- **EXERCISE PROMPT**
All of the listing below must be repeated word for word. Pictures are the only thing to omit.

- **DATASET CONTENT**
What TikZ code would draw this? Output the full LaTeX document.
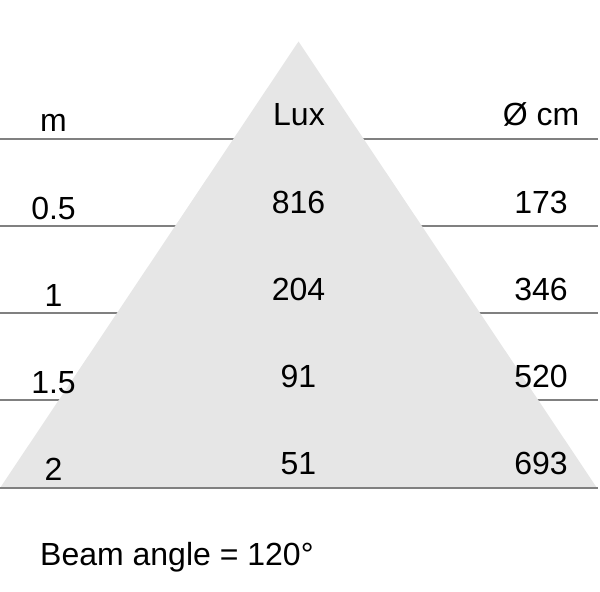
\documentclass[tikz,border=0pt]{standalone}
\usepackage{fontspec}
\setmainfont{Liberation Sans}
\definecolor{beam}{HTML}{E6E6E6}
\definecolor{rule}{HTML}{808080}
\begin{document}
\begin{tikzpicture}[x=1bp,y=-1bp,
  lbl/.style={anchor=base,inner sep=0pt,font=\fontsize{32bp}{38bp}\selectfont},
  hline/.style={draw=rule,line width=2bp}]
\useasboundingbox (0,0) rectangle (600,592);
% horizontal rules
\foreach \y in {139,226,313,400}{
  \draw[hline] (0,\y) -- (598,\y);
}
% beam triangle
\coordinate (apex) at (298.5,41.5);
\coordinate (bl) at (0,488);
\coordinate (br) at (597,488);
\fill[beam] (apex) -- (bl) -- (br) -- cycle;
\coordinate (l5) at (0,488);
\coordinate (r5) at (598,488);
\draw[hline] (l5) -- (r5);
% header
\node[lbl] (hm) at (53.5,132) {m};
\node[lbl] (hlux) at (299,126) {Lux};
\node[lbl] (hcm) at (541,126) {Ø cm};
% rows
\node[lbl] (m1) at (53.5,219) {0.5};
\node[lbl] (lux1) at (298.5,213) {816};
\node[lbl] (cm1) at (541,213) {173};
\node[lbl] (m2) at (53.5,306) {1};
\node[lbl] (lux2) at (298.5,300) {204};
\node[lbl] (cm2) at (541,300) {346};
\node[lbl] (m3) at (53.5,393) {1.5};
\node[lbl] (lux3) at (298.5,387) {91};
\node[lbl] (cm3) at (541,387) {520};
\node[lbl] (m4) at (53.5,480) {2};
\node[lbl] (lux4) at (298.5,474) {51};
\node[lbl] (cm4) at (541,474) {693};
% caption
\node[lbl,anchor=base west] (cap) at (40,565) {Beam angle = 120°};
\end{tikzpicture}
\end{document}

- **IN RESPONSE**
What TikZ code would draw this? Output the full LaTeX document.
\documentclass[tikz,border=0pt]{standalone}
\usepackage{fontspec}
\setmainfont{Liberation Sans}
\definecolor{beam}{HTML}{E6E6E6}
\definecolor{rule}{HTML}{808080}
\begin{document}
\begin{tikzpicture}[x=1bp,y=-1bp,
  lbl/.style={anchor=base,inner sep=0pt,font=\fontsize{32bp}{38bp}\selectfont},
  hline/.style={draw=rule,line width=2bp}]
\useasboundingbox (0,0) rectangle (600,592);
% horizontal rules
\foreach \y in {139,226,313,400}{
  \draw[hline] (0,\y) -- (598,\y);
}
% beam triangle
\coordinate (apex) at (298.5,41.5);
\coordinate (bl) at (0,488);
\coordinate (br) at (597,488);
\fill[beam] (apex) -- (bl) -- (br) -- cycle;
\coordinate (l5) at (0,488);
\coordinate (r5) at (598,488);
\draw[hline] (l5) -- (r5);
% header
\node[lbl] (hm) at (53.5,132) {m};
\node[lbl] (hlux) at (299,126) {Lux};
\node[lbl] (hcm) at (541,126) {Ø cm};
% rows
\node[lbl] (m1) at (53.5,219) {0.5};
\node[lbl] (lux1) at (298.5,213) {816};
\node[lbl] (cm1) at (541,213) {173};
\node[lbl] (m2) at (53.5,306) {1};
\node[lbl] (lux2) at (298.5,300) {204};
\node[lbl] (cm2) at (541,300) {346};
\node[lbl] (m3) at (53.5,393) {1.5};
\node[lbl] (lux3) at (298.5,387) {91};
\node[lbl] (cm3) at (541,387) {520};
\node[lbl] (m4) at (53.5,480) {2};
\node[lbl] (lux4) at (298.5,474) {51};
\node[lbl] (cm4) at (541,474) {693};
% caption
\node[lbl,anchor=base west] (cap) at (40,565) {Beam angle = 120°};
\end{tikzpicture}
\end{document}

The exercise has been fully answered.